Creating external networks to work toward sustainability goals makes progress possible and encourages adoption across value chains, industries, and sectors. Organizations that do not proactively seek out these collaborations may miss out on key opportunities to make real change

“A business cannot become sustainable on its own. It needs to collaborate with its peers and adjacent industries to enable its transformation.” 

Preparing for a sustainable future with upskilling

While technical skills are important, there is an increased demand for social and emotional skills as well – vital to the type of leadership we need in sustainability efforts worldwide. These skills are already gaining attention as being essential to organizational success. 

Top skills seen as rising in importance include critical thinking, problem-solving, active learning, stress tolerance, and flexibility, according to the World Economic Forum’s Future of Jobs Report.  

Upskilling your existing team may be a critical step in preparing for the demands being placed on organizations and individuals as they pursue ESG goals. Those involved in both internal and external ESG partnerships must have the right skills to navigate complex collaborations and effect lasting change.

ASI has identified the following transition leadership competency domains as key to assessing and flagging areas of growth within your organization.
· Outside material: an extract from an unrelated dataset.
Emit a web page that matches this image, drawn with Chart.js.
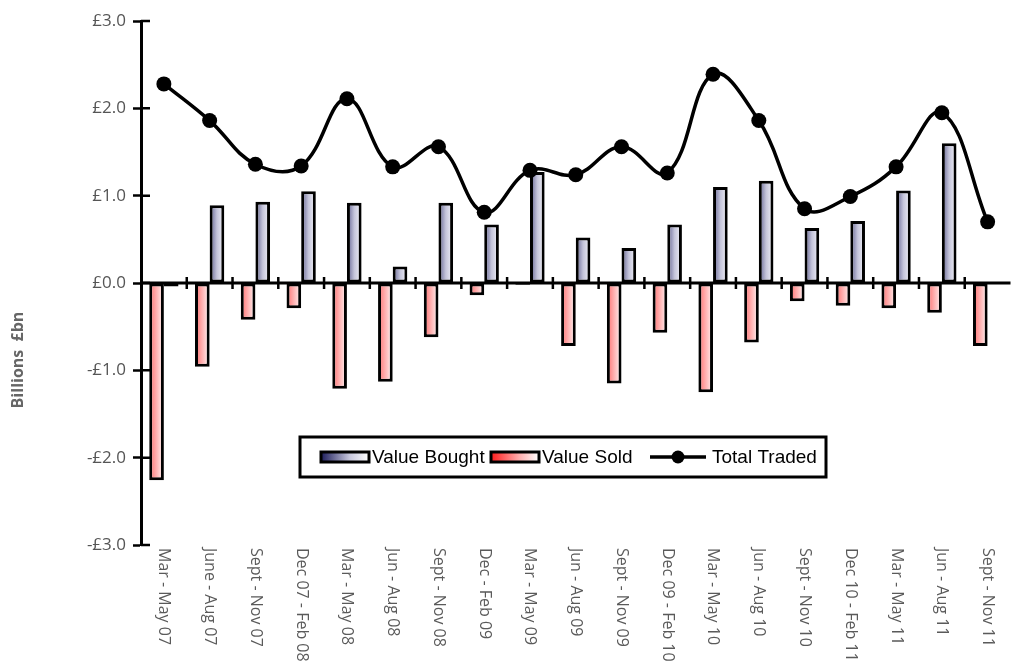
<!DOCTYPE html>
<html>
<head>
<meta charset="utf-8">
<script src="https://cdn.jsdelivr.net/npm/chart.js@4.4.1/dist/chart.umd.min.js"></script>
<style>
  html, body { margin: 0; padding: 0; background: #fff; }
  canvas { display: block; }
</style>
</head>
<body>
<canvas id="trades" width="1018" height="661"></canvas>
<script>
// Quarterly periods
const periods = [
  'Mar - May 07', 'June - Aug 07', 'Sept - Nov 07', 'Dec 07 - Feb 08',
  'Mar - May 08', 'Jun - Aug 08', 'Sept - Nov 08', 'Dec - Feb 09',
  'Mar - May 09', 'Jun - Aug 09', 'Sept - Nov 09', 'Dec 09 - Feb 10',
  'Mar - May 10', 'Jun - Aug 10', 'Sept - Nov 10', 'Dec 10 - Feb 11',
  'Mar - May 11', 'Jun - Aug 11', 'Sept - Nov 11'
];

// Values in £ billions
const valueBought = [
  -0.04, 0.89, 0.93, 1.05, 0.92, 0.19, 0.92, 0.67, 1.27, 0.52,
  0.40, 0.67, 1.10, 1.17, 0.63, 0.71, 1.06, 1.60, 0.00
];
const valueSold = [
  -2.26, -0.96, -0.42, -0.29, -1.21, -1.13, -0.62, -0.14, -0.02, -0.72,
  -1.15, -0.57, -1.25, -0.68, -0.21, -0.26, -0.29, -0.34, -0.72
];
const totalTraded = [
  2.28, 1.86, 1.36, 1.34, 2.11, 1.33, 1.56, 0.81, 1.29, 1.24,
  1.56, 1.26, 2.39, 1.86, 0.85, 0.99, 1.33, 1.95, 0.70
];

// Value axis range and step
const axisMin = -3;
const axisMax = 3;
const axisStep = 1;

const poundLabel = v => (v < 0 ? '-' : '') + '£' + Math.abs(v).toFixed(1);

// Horizontal gradient fill for every bar, spanning the bar's own width
const barShading = {
  id: 'barShading',
  beforeDatasetsDraw(chart) {
    const ctx = chart.ctx;
    chart.data.datasets.forEach((ds, i) => {
      if (ds.type !== 'bar') return;
      const meta = chart.getDatasetMeta(i);
      meta.data.forEach(bar => {
        const { x, width } = bar.getProps(['x', 'width'], true);
        const g = ctx.createLinearGradient(x - width / 2, 0, x + width / 2, 0);
        ds.shade.forEach(([stop, col]) => g.addColorStop(stop, col));
        bar.options.backgroundColor = g;
      });
    });
  }
};

// Zero line, crossing tick marks on both axes
const axisMarks = {
  id: 'axisMarks',
  afterDatasetsDraw(chart) {
    const { ctx, chartArea, scales: { x, y } } = chart;
    const y0 = y.getPixelForValue(0);
    ctx.save();
    ctx.strokeStyle = '#000';
    ctx.lineWidth = 3;
    ctx.beginPath();
    ctx.moveTo(chartArea.left, y0);
    ctx.lineTo(chartArea.right, y0);
    ctx.stroke();

    ctx.lineWidth = 2.5;
    ctx.beginPath();
    for (let i = 1; i < periods.length; i++) {
      const bx = (x.getPixelForValue(i - 1) + x.getPixelForValue(i)) / 2;
      ctx.moveTo(bx, y0 - 6);
      ctx.lineTo(bx, y0 + 6);
    }
    y.ticks.forEach(t => {
      const py = y.getPixelForValue(t.value);
      ctx.moveTo(chartArea.left, py);
      ctx.lineTo(chartArea.left + 9, py);
    });
    ctx.stroke();
    ctx.restore();
  }
};

// Period labels, rotated to read downwards under the plot
const periodLabels = {
  id: 'periodLabels',
  afterDraw(chart) {
    const { ctx, chartArea, scales: { x } } = chart;
    ctx.save();
    ctx.font = '16px "Open Sans"';
    ctx.fillStyle = '#5a5a5a';
    ctx.textAlign = 'left';
    ctx.textBaseline = 'middle';
    periods.forEach((p, i) => {
      ctx.save();
      ctx.translate(x.getPixelForValue(i), chartArea.bottom + 3);
      ctx.rotate(Math.PI / 2);
      ctx.fillText(p, 0, 0);
      ctx.restore();
    });
    ctx.restore();
  }
};

// Value axis title
const valueTitle = {
  id: 'valueTitle',
  afterDraw(chart) {
    const ctx = chart.ctx;
    ctx.save();
    ctx.translate(18, 360);
    ctx.rotate(-Math.PI / 2);
    ctx.font = 'bold 16px "Open Sans"';
    ctx.fillStyle = '#666';
    ctx.textAlign = 'center';
    ctx.textBaseline = 'middle';
    ctx.fillText('Billions  £bn', 0, 0);
    ctx.restore();
  }
};

// Boxed legend inside the plot
const boxLegend = {
  id: 'boxLegend',
  afterDraw(chart) {
    const ctx = chart.ctx;
    const byLabel = l => chart.data.datasets.find(d => d.label === l);
    const bought = byLabel('Value Bought');
    const sold = byLabel('Value Sold');
    const total = byLabel('Total Traded');
    const bx = 300, by = 437, bw = 526, bh = 40, cy = by + bh / 2;

    ctx.save();
    ctx.fillStyle = '#fff';
    ctx.fillRect(bx, by, bw, bh);
    ctx.strokeStyle = '#000';
    ctx.lineWidth = 3;
    ctx.strokeRect(bx, by, bw, bh);

    ctx.font = '19px "Liberation Sans", Arial, sans-serif';
    ctx.textAlign = 'left';
    ctx.textBaseline = 'middle';

    const swatch = (sx, ds) => {
      const g = ctx.createLinearGradient(sx, 0, sx + 48, 0);
      ds.legendShade.forEach(([stop, col]) => g.addColorStop(stop, col));
      ctx.fillStyle = g;
      ctx.fillRect(sx, cy - 5, 48, 10);
      ctx.lineWidth = 3;
      ctx.strokeStyle = '#000';
      ctx.strokeRect(sx, cy - 5, 48, 10);
      ctx.fillStyle = '#000';
      ctx.fillText(ds.label, sx + 51, cy + 1);
    };
    swatch(321, bought);
    swatch(491, sold);

    ctx.strokeStyle = total.borderColor;
    ctx.lineWidth = 3.5;
    ctx.beginPath();
    ctx.moveTo(650, cy);
    ctx.lineTo(706, cy);
    ctx.stroke();
    ctx.fillStyle = total.pointBackgroundColor;
    ctx.beginPath();
    ctx.arc(678, cy, 6.5, 0, Math.PI * 2);
    ctx.fill();
    ctx.fillStyle = '#000';
    ctx.fillText(total.label, 712, cy + 1);
    ctx.restore();
  }
};

new Chart(document.getElementById('trades'), {
  data: {
    labels: periods,
    datasets: [
      {
        type: 'line',
        label: 'Total Traded',
        data: totalTraded,
        order: 0,
        borderColor: '#000',
        borderWidth: 3.5,
        tension: 0.4,
        pointRadius: 7.5,
        pointBackgroundColor: '#000',
        pointBorderColor: '#000',
        pointBorderWidth: 0
      },
      {
        type: 'bar',
        label: 'Value Sold',
        data: valueSold,
        order: 1,
        shade: [[0, '#ff6e6e'], [0.55, '#ffb8b8'], [1, '#fff6f6']],
        legendShade: [[0, '#ff1c1c'], [0.6, '#ffb0b0'], [1, '#ffffff']],
        backgroundColor: () => '#ffb8b8',
        borderColor: '#000',
        borderWidth: 3,
        borderSkipped: false,
        categoryPercentage: 0.64,
        barPercentage: 1
      },
      {
        type: 'bar',
        label: 'Value Bought',
        data: valueBought,
        order: 2,
        shade: [[0, '#5e5e8e'], [0.5, '#c4c4da'], [1, '#f4f4fa']],
        legendShade: [[0, '#1c1c5a'], [0.6, '#c8c8de'], [1, '#ffffff']],
        backgroundColor: () => '#c4c4da',
        borderColor: '#000',
        borderWidth: 3,
        borderSkipped: false,
        categoryPercentage: 0.64,
        barPercentage: 1
      }
    ]
  },
  options: {
    responsive: false,
    devicePixelRatio: 1,
    animation: false,
    events: [],
    layout: { padding: { top: 21, right: 0, bottom: 116, left: 0 } },
    plugins: {
      legend: { display: false },
      tooltip: { enabled: false }
    },
    scales: {
      x: {
        type: 'category',
        display: false,
        offset: true
      },
      y: {
        min: axisMin,
        max: axisMax,
        afterFit(scale) { scale.width = 141; },
        ticks: {
          stepSize: axisStep,
          padding: 7,
          color: '#555',
          font: { family: 'Open Sans', size: 17 },
          callback: v => poundLabel(v)
        },
        grid: {
          drawOnChartArea: false,
          drawTicks: true,
          tickLength: 8,
          tickColor: '#000',
          tickWidth: 2.5
        },
        border: { display: true, color: '#000', width: 3 }
      }
    }
  },
  plugins: [barShading, axisMarks, periodLabels, valueTitle, boxLegend]
});
</script>
</body>
</html>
    • Adaptive Leadership: Managing transitions, dealing with the human side of organizational change, leveraging emergence and uncertainty, and understanding complex system dynamics are vital to a sustainable future. Leaders with these skills show emotional intelligence, flexibility, empathy, and an understanding of power and politics.
    • Collaborative, Values-based Leadership: Cultivating networks of relationships is necessary to better understand and engage with complex dynamics. Building capacity in these skills will help leaders nurture relationships and ‘communityship’, and enhance personal resilience.
    • Climate & Sustainability Literacy: Sustainability leaders should demonstrate a broad and systemic understanding of interconnected social, ecological, and economic imperatives. These skills allow leaders to make decisions grounded in science and informed by a social justice lens.
    • Strategic, Futures Acumen: The capacity to envision and articulate alternative future scenarios is imperative to ESG performance. Leaders should have the ability to distinguish between incremental and transformative change, and have the skills to hold generative dialogue amongst stakeholders regarding organizational or sectoral transition.
    • Diversity, Equity, & Inclusion: Progress toward ESG goals must include taking deliberate action to include, support, and uplift systematically disenfranchised and underserved communities. By embodying anti-oppressive approaches to all decisions, leaders can enable full and dignified participation for all members of society.
    • Social Innovation & Learning: Sustainability leaders need to question and challenge the status quo, create and facilitate transformative learning opportunities and change system dynamics. Critical skills in this area include experimentation and prototyping, reflection and iteration, and strategic scaling for impact. 

The pace of transition is accelerating, and these are the skills we need to develop in organizations across the globe in order to reach ambitious and critical sustainability targets. Offering robust support for the transition leaders on your team can help your company remain competitive as the ESG landscape evolves.